Y entonces, tras pensar mucho en este jefe, llegó alguien. Alguien a quien nunca voy a olvidar. Me adentro en Caelid, la tierra infestada por la podredumbre. Me dirijo a un castillo donde se ubica Radahn, un jefe que se menciona mucho en redes sociales. Me preparo para algo similar a Godrick. Pero, cuando llego, suena música. Los enemigos son fuertes y llevan su uniforme con orgullo. Hay bestias poderosas alrededor.
Me acerco al área del clímax. Veo NPCs rodeándome: desde el carismático Alexander hasta el misterioso Blaidd. Todos ellos escuchando atentos al mismo anunciador que yo escucho. Con grandilocuencia y un espíritu fuerte, anuncia una batalla enorme. Yo no espero mucho, pero la atmósfera me atrapa. No puedo golpearlo, pues su trabajo simplemente es prepararme para el gran enemigo que enfrentaré. Me narra su historia: la historia de un gran guerrero, versado en el combate y en la magia, con una armadura dorada y montado en su fiel corcel. Al fin, me enfrento contra “Radahn, Azote de Estrellas”. Y el resto, es historia.
La única vez que logré sentir esta sensación fue cuando empecé a explorar las tierras del mojave en Fallout: New Vegas. Esta sensación de haber descubierto tu pintura favorita; tu comida predilecta; la canción de tu boda; la película de tu vida.
Este, señoras y señores, es el sentimiento que tengo por Elden Ring. Un videojuego que no es perfecto y al cual le vendrían bien unos cuantos cambios. Pero un videojuego que, pese a llevar más de 100 horas, ya he jugado con 4 diferentes formas de juego. Tras terminar este texto, volveré al juego para empezar mi quinta partida, esta vez utilizando encantamientos de fuego.

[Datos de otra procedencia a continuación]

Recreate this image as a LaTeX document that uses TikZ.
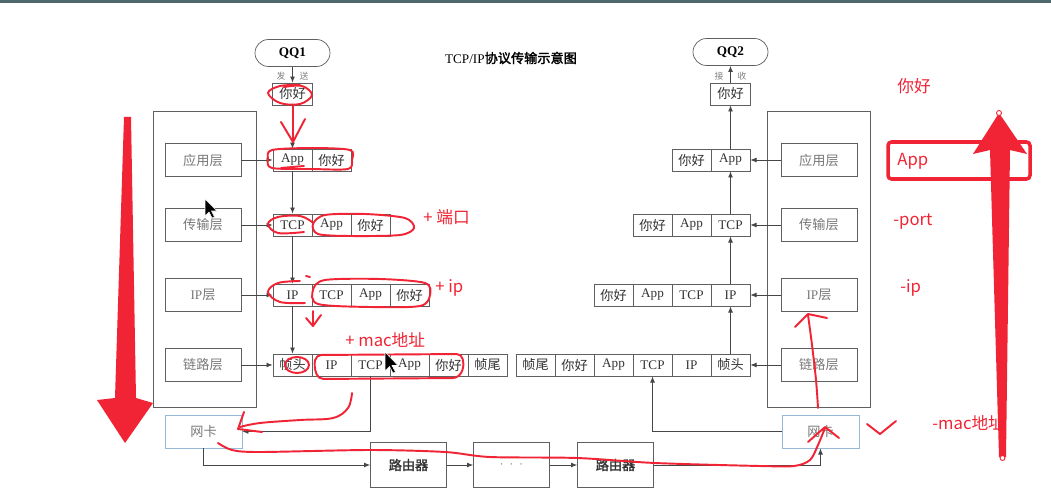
\documentclass[tikz,border=0pt]{standalone}
\usepackage{fontspec}
\setmainfont{Liberation Serif}
\newfontfamily\cjk{Noto Sans CJK SC}
\newfontfamily\cjkb{Noto Sans CJK SC}[FakeBold=2]
\usetikzlibrary{arrows.meta,calc,positioning}
\newcommand\zh[1]{{\cjk #1}}
\definecolor{BoxLine}{RGB}{95,95,95}
\definecolor{LineCol}{RGB}{70,70,70}
\definecolor{LayTxt} {RGB}{120,120,120}
\definecolor{NicLine}{RGB}{150,185,215}
\definecolor{PenRed} {RGB}{240,36,52}
\definecolor{TopBar} {RGB}{78,104,110}
\tikzset{
  nd_pill/.style={rectangle,rounded corners=0.27cm,draw=BoxLine,minimum width=1.5cm,minimum height=0.54cm,inner sep=0pt,font=\fontsize{7.5}{9}\selectfont\bfseries},
  nd_cell/.style={rectangle,draw=BoxLine,minimum width=0.78cm,minimum height=0.44cm,inner sep=0pt,text=black!80,font=\fontsize{7.5}{9}\selectfont},
  nd_layer/.style={rectangle,draw=BoxLine,minimum width=1.52cm,minimum height=0.66cm,inner sep=0pt,text=LayTxt,font=\fontsize{7.5}{9}\selectfont},
  nd_nic/.style={nd_layer,draw=NicLine,minimum width=1.54cm},
  nd_router/.style={rectangle,draw=BoxLine,minimum width=1.52cm,minimum height=0.9cm,inner sep=0pt,text=black!80,font=\fontsize{7.5}{9}\selectfont\cjkb},
  lbl_tiny/.style={font=\fontsize{5}{6}\selectfont\cjk,text=gray,inner sep=0pt},
  arr/.style={-{Latex[length=3.5pt,width=2.8pt]},draw=LineCol,line width=0.5pt},
  pen/.style={draw=PenRed,line width=1.1pt,line cap=round,line join=round},
  pen_txt/.style={text=PenRed,font=\fontsize{9.5}{11}\selectfont\cjk,inner sep=0pt,anchor=west},
}

\begin{document}
\begin{tikzpicture}[x=0.02cm,y=-0.02cm]

\fill[white] (0,0) rectangle (1051,500);
\useasboundingbox (0,0) rectangle (1051,500);
\fill[TopBar] (0,0) rectangle (1051,3);

% title
\node[font=\fontsize{7.5}{9}\selectfont] (title) at (511,58) {TCP/IP\cjkb 协议传输示意图};

% layer columns
\draw[BoxLine,line width=0.5pt] (153,111) rectangle (256,407);
\draw[BoxLine,line width=0.5pt] (767,111) rectangle (870,407);

% LEFT: sender
\node[nd_pill] (QQ1) at (292.5,53) {QQ1};
\node[lbl_tiny] (snd1) at (281,76) {发};
\node[lbl_tiny] (snd2) at (304,76) {送};
\node[nd_cell,minimum width=0.8cm] (L0) at (292.5,94) {\zh{你好}};

\node[nd_layer] (A1) at (203,160) {\zh{应用层}};
\node[nd_layer] (A2) at (203,225) {\zh{传输层}};
\node[nd_layer] (A3) at (203,295) {IP\zh{层}};
\node[nd_layer] (A4) at (203,365) {\zh{链路层}};

\foreach \t [count=\i] in {App,\zh{你好}}
  \node[nd_cell] (L1\i) at ({273+39*\i-19.5},160) {\t};
\foreach \t [count=\i] in {TCP,App,\zh{你好}}
  \node[nd_cell] (L2\i) at ({273+39*\i-19.5},225) {\t};
\foreach \t [count=\i] in {IP,TCP,App,\zh{你好}}
  \node[nd_cell] (L3\i) at ({273+39*\i-19.5},295) {\t};
\foreach \t [count=\i] in {\zh{帧头},IP,TCP,App,\zh{你好},\zh{帧尾}}
  \node[nd_cell] (L4\i) at ({273+39*\i-19.5},365) {\t};

\draw[arr](QQ1.south)--(L0.north);
\draw[arr](L0.south)--(L11.north);
\draw[arr](L11.south)--(L21.north);
\draw[arr](L21.south)--(L31.north);
\draw[arr](L31.south)--(L41.north);
\foreach \k in {1,2,3,4}
  \draw[arr](A\k.east)--(L\k1.west);

% RIGHT: receiver
\node[nd_pill] (QQ2) at (730.5,52) {QQ2};
\node[lbl_tiny] (rcv1) at (719,76) {接};
\node[lbl_tiny] (rcv2) at (742,76) {收};
\node[nd_cell,minimum width=0.8cm] (R0) at (730.5,94) {\zh{你好}};

\node[nd_layer] (B1) at (819,160) {\zh{应用层}};
\node[nd_layer] (B2) at (819,225) {\zh{传输层}};
\node[nd_layer] (B3) at (819,295) {IP\zh{层}};
\node[nd_layer] (B4) at (819,365) {\zh{链路层}};

\foreach \t [count=\i] in {\zh{你好},App}
  \node[nd_cell] (R1\i) at ({672+39*\i-19.5},160) {\t};
\foreach \t [count=\i] in {\zh{你好},App,TCP}
  \node[nd_cell] (R2\i) at ({633+39*\i-19.5},225) {\t};
\foreach \t [count=\i] in {\zh{你好},App,TCP,IP}
  \node[nd_cell] (R3\i) at ({594+39*\i-19.5},295) {\t};
\foreach \t [count=\i] in {\zh{帧尾},\zh{你好},App,TCP,IP,\zh{帧头}}
  \node[nd_cell] (R4\i) at ({516+39*\i-19.5},365) {\t};

\draw[arr](R46.north)--(R34.south);
\draw[arr](R34.north)--(R23.south);
\draw[arr](R23.north)--(R12.south);
\draw[arr](R12.north)--(R0.south);
\draw[arr](R0.north)--(QQ2.south);
\draw[arr](B1.west)--(R12.east);
\draw[arr](B2.west)--(R23.east);
\draw[arr](B3.west)--(R34.east);
\draw[arr](B4.west)--(R46.east);

% network
\node[nd_nic]    (nicL) at (203.5,431.5) {\zh{网卡}};
\node[nd_nic]    (nicR) at (820.5,431.5) {\zh{网卡}};
\node[nd_router] (rt1)  at (408.5,465) {路由器};
\node[nd_router] (dots) at (511.5,465) {\textcolor{gray}{$\cdot\,\cdot\,\cdot$}};
\node[nd_router] (rt2)  at (615.5,465) {路由器};

\draw[arr](L43.south)|-(nicL.east);
\draw[arr](nicL.south)|-(rt1.west);
\draw[arr](rt1)--(dots);
\draw[arr](dots)--(rt2);
\draw[arr](rt2.east)-|(nicR.south);
\draw[arr](nicR.west)-|(R44.south);

% red pen marks, sender side
\draw[pen] plot[smooth,tension=0.6] coordinates {(300,85) (280,86) (268,93) (280,103) (300,104) (312,95) (302,86) (284,87)};
\draw[pen] (293,106)--(293,142);
\draw[pen] (281,122)--(293,142)--(305,119);
\draw[pen] plot[smooth cycle,tension=0.5] coordinates {(272,150) (312,148) (350,150) (352,160) (348,169) (312,169) (272,168) (268,159)};
\draw[pen] (281,168)--(304,166);
\draw[pen] plot[smooth,tension=0.6] coordinates {(304,232) (278,233) (268,224) (278,217) (300,216) (312,222)};
\draw[pen] plot[smooth cycle,tension=0.5] coordinates {(318,234) (313,224) (325,215) (365,214) (405,218) (414,228) (400,235) (350,236)};
\draw[pen] plot[smooth,tension=0.6] coordinates {(300,281) (278,283) (268,292) (280,302) (305,303)};
\draw[pen] plot[smooth cycle,tension=0.5] coordinates {(318,304) (313,290) (325,280) (380,279) (425,283) (430,295) (420,306) (370,307)};
\draw[pen] (306,276)--(310,277);
\draw[pen] (313,311)--(313,326);
\draw[pen] (306,318)--(313,326)--(321,315);
\draw[pen] (297,365) ellipse [x radius=12, y radius=8];
\draw[pen,rounded corners=3pt] (316,355)--(462,354)--(464,368)--(458,378)--(318,379)--(314,366)--cycle;
\draw[pen] plot[smooth,tension=0.6] coordinates {(352,393) (348,408) (333,418) (300,420) (260,423) (240,427)};
\draw[pen] (244,412)--(238,429)--(262,432);
\draw[pen] plot[smooth,tension=0.5] coordinates {(218,443) (232,450) (260,452) (370,450) (445,452) (490,457) (577,458) (655,463) (760,466) (794,466) (810,460) (818,445) (825,428)};
\draw[pen] (808,442)--(825,427)--(839,438);

% red pen marks, receiver side
\draw[pen] plot[smooth,tension=0.6] coordinates {(818,408) (816,380) (812,345) (808,315)};
\draw[pen] (795,327)--(808,314)--(827,318);
\draw[pen] (867,424)--(880,434)--(896,421);

% red notes
\node[pen_txt] (nPort) at (423,217) {+ 端口};
\node[pen_txt] (nIp)   at (435,288) {+ ip};
\node[pen_txt] (nMac)  at (345,340) {+ mac地址};
\node[pen_txt] (mHi)   at (897,86)  {你好};
\node[pen_txt] (mApp)  at (897,161) {App};
\node[pen_txt] (mPort) at (893,222) {-port};
\node[pen_txt] (mIp)   at (900,288) {-ip};
\node[pen_txt] (mMac)  at (932,423) {-mac地址};
\draw[PenRed,line width=2pt,rounded corners=2pt] (888,142) rectangle (1030,179);

% big red arrows
\fill[PenRed] (124,117)--(131,117)--(136,398)--(153,403)--(125,443)--(97,400)--(115,398)--cycle;
\fill[PenRed] (999,113)--(1027,154)--(1010,150)--(1006,457)--(999,457)--(990,150)--(973,154)--cycle;
\draw[PenRed,fill=white,line width=0.5pt] (999,113) circle [radius=2.5];
\draw[PenRed,fill=white,line width=0.5pt] (1002.5,458) circle [radius=2.5];

% mouse pointers
\filldraw[black,draw=white,line width=0.3pt,shift={(205,199)}] (0,0)--(0,17)--(4,13)--(7,19)--(9.5,18)--(6.5,12)--(12,12)--cycle;
\filldraw[black,draw=white,line width=0.3pt,shift={(385,352)}] (0,0)--(0,19)--(4.5,14.5)--(8,21)--(10.5,20)--(7,13.5)--(13,13.5)--cycle;

\end{tikzpicture}
\end{document}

Esta es una forma extraña de volver a escribir tras un bloqueo creativo horrible. Pero si he de decir algo es esto: le doy gracias a Miyazaki por permitirme jugar un videojuego hermoso, que jugaré mínimo una vez al año por el resto de mi vida. El videojuego que me inspiró a escribir de nuevo. Este, es el amor que siento por Elden Ring.